Combined experimental and DFT study on high-temperature thermochromism of Co-doped LaCrO3 coating for thermal indicator

Noncontact temperature measurement using thermochromic materials is vital in the field of temperature indication, but the related mechanisms behind thermochromic behavior are diverse and high complexity, and the color-temperature correspondence is poorly explored. This paper systematically studied the thermochromic mechanisms and color-temperature correspondence in the cobalt-doped LaCrO3 coatings via experiment and density functional theory study.
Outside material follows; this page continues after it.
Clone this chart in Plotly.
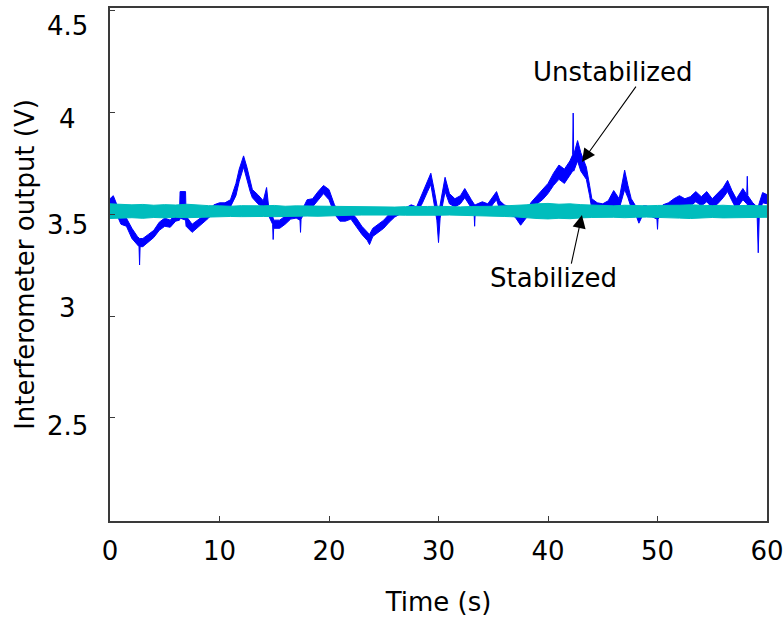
import plotly.graph_objects as go

# ---------------- data ----------------
x_ticks = [0, 10, 20, 30, 40, 50, 60]
x_tick_labels = ["0", "10", "20", "30", "40", "50", "60"]
y_ticks = [2.5, 3, 3.5, 4, 4.5]
y_tick_labels = ["2.5", "3", "3.5", "4", "4.5"]

# Unstabilized signal: time (s) with upper / lower envelope of the noisy trace (V)
blue_t = [0, 0.3, 0.6, 1.0, 1.5, 2.0, 2.5, 2.65, 2.7, 2.75, 3.0, 3.5, 4.0, 4.5, 5.0, 5.5, 6.0,
          6.35, 6.4, 6.9, 6.95, 7.5, 8.0, 8.5, 9.0, 9.5, 10.0, 10.5, 11.0,
          11.5, 11.8, 12.2, 12.5, 12.8, 13.0, 13.5, 14.0, 14.3, 14.5, 14.85, 14.9, 14.95, 15.5, 16.0, 16.5, 17.0, 17.35, 17.4, 17.45,
          18.0, 18.5, 19.0, 19.5, 20.0, 20.5, 21.0, 21.5, 22.0, 22.5, 23.0, 23.5, 23.7, 24.0,
          24.5, 25.0, 25.5, 26.0, 26.5, 27.0, 27.5, 28.0, 28.5, 29.0, 29.3, 29.6, 29.85, 30.0, 30.15,
          30.6, 31.0, 31.5, 32.0, 32.4, 33.0, 33.25, 33.3, 33.35, 34.0, 34.5, 35.0, 35.3, 35.6, 36.0, 36.5, 37.0,
          37.5, 38.0, 38.5, 39.0, 39.5, 40.0, 40.5, 41.0, 41.5, 42.0, 42.25, 42.3, 42.35, 42.7, 43.0, 43.5, 43.8, 44.0,
          44.5, 45.0, 45.5, 46.0, 46.5, 47.0, 47.3, 47.6, 48.0, 48.3, 48.7, 49.0, 49.5, 49.95, 50.0, 50.05,
          50.5, 51.0, 51.5, 52.0, 52.5, 53.0, 53.5, 54.0, 54.5, 55.0, 55.5, 56.0, 56.4, 56.8, 57.2, 57.8, 58.15, 58.2, 58.25, 58.7, 59.1, 59.2, 59.3, 59.6, 60.0]
blue_hi = [3.575, 3.59, 3.55, 3.49, 3.48, 3.43, 3.39, 3.38, 3.38, 3.38, 3.38, 3.40, 3.42, 3.46, 3.48, 3.47, 3.50,
           3.51, 3.61, 3.61, 3.49, 3.45, 3.47, 3.49, 3.52, 3.545, 3.555, 3.555, 3.57,
           3.65, 3.72, 3.785, 3.73, 3.66, 3.62, 3.595, 3.565, 3.63, 3.53, 3.49, 3.48, 3.47, 3.47, 3.49, 3.51, 3.52, 3.51, 3.51, 3.51,
           3.57, 3.575, 3.61, 3.64, 3.62, 3.545, 3.50, 3.50, 3.51, 3.48, 3.44, 3.41, 3.40, 3.43,
           3.45, 3.47, 3.50, 3.515, 3.53, 3.53, 3.545, 3.535, 3.60, 3.66, 3.70, 3.62, 3.53, 3.50, 3.545,
           3.68, 3.60, 3.575, 3.59, 3.625, 3.57, 3.545, 3.545, 3.545, 3.56, 3.55, 3.59, 3.61, 3.565, 3.545, 3.535, 3.525,
           3.49, 3.52, 3.56, 3.59, 3.62, 3.65, 3.70, 3.74, 3.72, 3.76, 3.79, 3.995, 3.79, 3.86, 3.80, 3.73, 3.64, 3.575,
           3.555, 3.55, 3.565, 3.615, 3.575, 3.715, 3.64, 3.575, 3.54, 3.52, 3.54, 3.54, 3.525, 3.515, 3.51, 3.515,
           3.545, 3.555, 3.575, 3.59, 3.575, 3.585, 3.61, 3.585, 3.61, 3.575, 3.60, 3.63, 3.665, 3.615, 3.575, 3.625, 3.595, 3.685, 3.59, 3.555, 3.535, 3.535, 3.555, 3.605, 3.595]
blue_lo = [3.53, 3.535, 3.50, 3.45, 3.44, 3.38, 3.35, 3.34, 3.25, 3.34, 3.34, 3.36, 3.385, 3.42, 3.44, 3.435, 3.465,
           3.47, 3.48, 3.47, 3.44, 3.41, 3.43, 3.455, 3.48, 3.51, 3.52, 3.52, 3.535,
           3.59, 3.66, 3.73, 3.67, 3.61, 3.58, 3.55, 3.53, 3.525, 3.49, 3.45, 3.375, 3.43, 3.43, 3.45, 3.475, 3.48, 3.47, 3.41, 3.475,
           3.53, 3.535, 3.57, 3.60, 3.57, 3.50, 3.465, 3.465, 3.475, 3.44, 3.40, 3.37, 3.35, 3.39,
           3.41, 3.43, 3.46, 3.485, 3.50, 3.50, 3.515, 3.505, 3.55, 3.61, 3.645, 3.56, 3.47, 3.36, 3.48,
           3.61, 3.55, 3.535, 3.55, 3.58, 3.53, 3.505, 3.44, 3.505, 3.525, 3.51, 3.55, 3.57, 3.52, 3.505, 3.495, 3.485,
           3.445, 3.48, 3.52, 3.55, 3.57, 3.60, 3.64, 3.67, 3.65, 3.69, 3.71, 3.72, 3.71, 3.76, 3.71, 3.67, 3.59, 3.525,
           3.515, 3.51, 3.525, 3.54, 3.525, 3.62, 3.58, 3.53, 3.50, 3.455, 3.50, 3.50, 3.485, 3.475, 3.425, 3.475,
           3.505, 3.515, 3.53, 3.54, 3.53, 3.54, 3.56, 3.54, 3.56, 3.53, 3.55, 3.58, 3.61, 3.565, 3.525, 3.57, 3.55, 3.55, 3.53, 3.505, 3.49, 3.31, 3.505, 3.555, 3.55]

# Stabilized signal: time (s) with upper / lower envelope of the noise band (V)
cyan_t = list(range(0, 61))
cyan_hi = [3.550, 3.548, 3.545, 3.547, 3.543, 3.546, 3.544, 3.548, 3.543, 3.541,
           3.540, 3.538, 3.541, 3.539, 3.540, 3.542, 3.538, 3.540, 3.539, 3.541,
           3.540, 3.537, 3.536, 3.534, 3.535, 3.533, 3.534, 3.536, 3.535, 3.537,
           3.538, 3.536, 3.535, 3.537, 3.536, 3.538, 3.540, 3.542, 3.545, 3.550,
           3.552, 3.548, 3.550, 3.546, 3.544, 3.542, 3.540, 3.543, 3.541, 3.540,
           3.542, 3.541, 3.543, 3.545, 3.542, 3.541, 3.543, 3.540, 3.542, 3.541, 3.540]
cyan_lo = [3.478, 3.480, 3.482, 3.479, 3.483, 3.481, 3.484, 3.482, 3.485, 3.487,
           3.486, 3.488, 3.487, 3.486, 3.488, 3.487, 3.489, 3.488, 3.490, 3.489,
           3.490, 3.492, 3.494, 3.495, 3.494, 3.496, 3.495, 3.494, 3.495, 3.493,
           3.494, 3.495, 3.494, 3.493, 3.492, 3.490, 3.488, 3.486, 3.483, 3.478,
           3.476, 3.479, 3.477, 3.481, 3.483, 3.485, 3.484, 3.482, 3.484, 3.485,
           3.483, 3.482, 3.480, 3.478, 3.481, 3.483, 3.481, 3.484, 3.482, 3.483, 3.484]

assert len(blue_t) == len(blue_hi) == len(blue_lo)
assert len(cyan_t) == len(cyan_hi) == len(cyan_lo)

# ---------------- styling ----------------
BLUE = "#0000FF"
CYAN = "#00BDBD"
AXIS = "#3a3a3a"
FONT = "DejaVu Sans, Liberation Sans, Arial, sans-serif"
FS = 26
# vertical nudges (px) of the y tick labels as placed in the reference
y_label_shift = [-8, 8, -11, -7, -16]
Y_LABEL_X = -0.064  # paper x of the (centred) y tick labels

fig = go.Figure()
fig.add_trace(go.Scatter(
    x=blue_t + blue_t[::-1], y=blue_hi + blue_lo[::-1],
    fill="toself", fillcolor=BLUE, mode="lines",
    line=dict(color=BLUE, width=1), hoverinfo="skip", showlegend=False))
fig.add_trace(go.Scatter(
    x=cyan_t + cyan_t[::-1], y=cyan_hi + cyan_lo[::-1],
    fill="toself", fillcolor=CYAN, mode="lines",
    line=dict(color=CYAN, width=1), hoverinfo="skip", showlegend=False))

axis_common = dict(showgrid=False, zeroline=False, showline=True, linecolor=AXIS,
                   linewidth=1.5, mirror=True, ticks="inside", ticklen=5,
                   tickcolor=AXIS, tickwidth=1.2, automargin=False,
                   tickfont=dict(family=FONT, size=FS, color="black"))

fig.update_xaxes(range=[0, 60], tickvals=x_ticks, ticktext=x_tick_labels,
                 ticklabelstandoff=6,
                 title=dict(text="Time (s)", font=dict(family=FONT, size=FS, color="black"), standoff=28),
                 **axis_common)
fig.update_yaxes(range=[1.995, 4.51], tickvals=y_ticks, showticklabels=False,
                 title=dict(text="Interferometer output (V)", font=dict(family=FONT, size=FS, color="black"), standoff=66),
                 **axis_common)

# y tick labels (centred, as in the reference)
for val, lab, dy in zip(y_ticks, y_tick_labels, y_label_shift):
    fig.add_annotation(xref="paper", x=Y_LABEL_X, xanchor="center", yref="y", y=val,
                       yshift=dy, text=lab, showarrow=False,
                       font=dict(family=FONT, size=FS, color="black"))

# annotations (label text + arrows)
ann_font = dict(family=FONT, size=FS, color="black")
fig.add_annotation(x=45.9, y=4.196, xref="x", yref="y", text="Unstabilized",
                   showarrow=False, font=ann_font)
fig.add_annotation(x=43.1, y=3.755, ax=48.13, ay=4.132, xref="x", yref="y",
                   axref="x", ayref="y", text="", showarrow=True,
                   arrowhead=2, arrowsize=2.4, arrowwidth=1.1, arrowcolor="black")
fig.add_annotation(x=40.46, y=3.186, xref="x", yref="y", text="Stabilized",
                   showarrow=False, font=ann_font)
fig.add_annotation(x=43.1, y=3.495, ax=42.1, ay=3.25, xref="x", yref="y",
                   axref="x", ayref="y", text="", showarrow=True,
                   arrowhead=2, arrowsize=2.4, arrowwidth=1.1, arrowcolor="black")

fig.update_layout(width=784, height=622,
                  margin=dict(l=110, r=17, t=8, b=101, autoexpand=False),
                  paper_bgcolor="white", plot_bgcolor="white",
                  font=dict(family=FONT, size=FS, color="black"))

# remove the browser's default 8px body margin so the figure fills the window
fig.write_html("out.html", config={"displayModeBar": False},
               post_script="document.body.style.margin='0';")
The coatings appear reversible thermochromism from green to black with temperature and composition, functions from room temperature to 700 degrees C. This thermochromism is attributed to the lattice expansion and bandgap reduction as the temperature increase, and a model of temperature effect bandgap was proposed. Meanwhile, the coating temperature can be inferred from the color change because the CIE chromaticity coordinate of the coating varies linearly with temperature, and the mean relative error of thermochromic measurements is 8.28%. Furthermore, the cobalt doped introduces impurity energy levels and enhances the interaction between photons and carriers, which reduce the bandgap and increase the absorption in the visible spectrum resulting in darker colors. This work provides a stable and efficient high-temperature thermochromic coating that has a wide thermochromic temperature range and clear color-temperature correspondence, which shows broad application prospects in the field of thermal indication at high temperatures.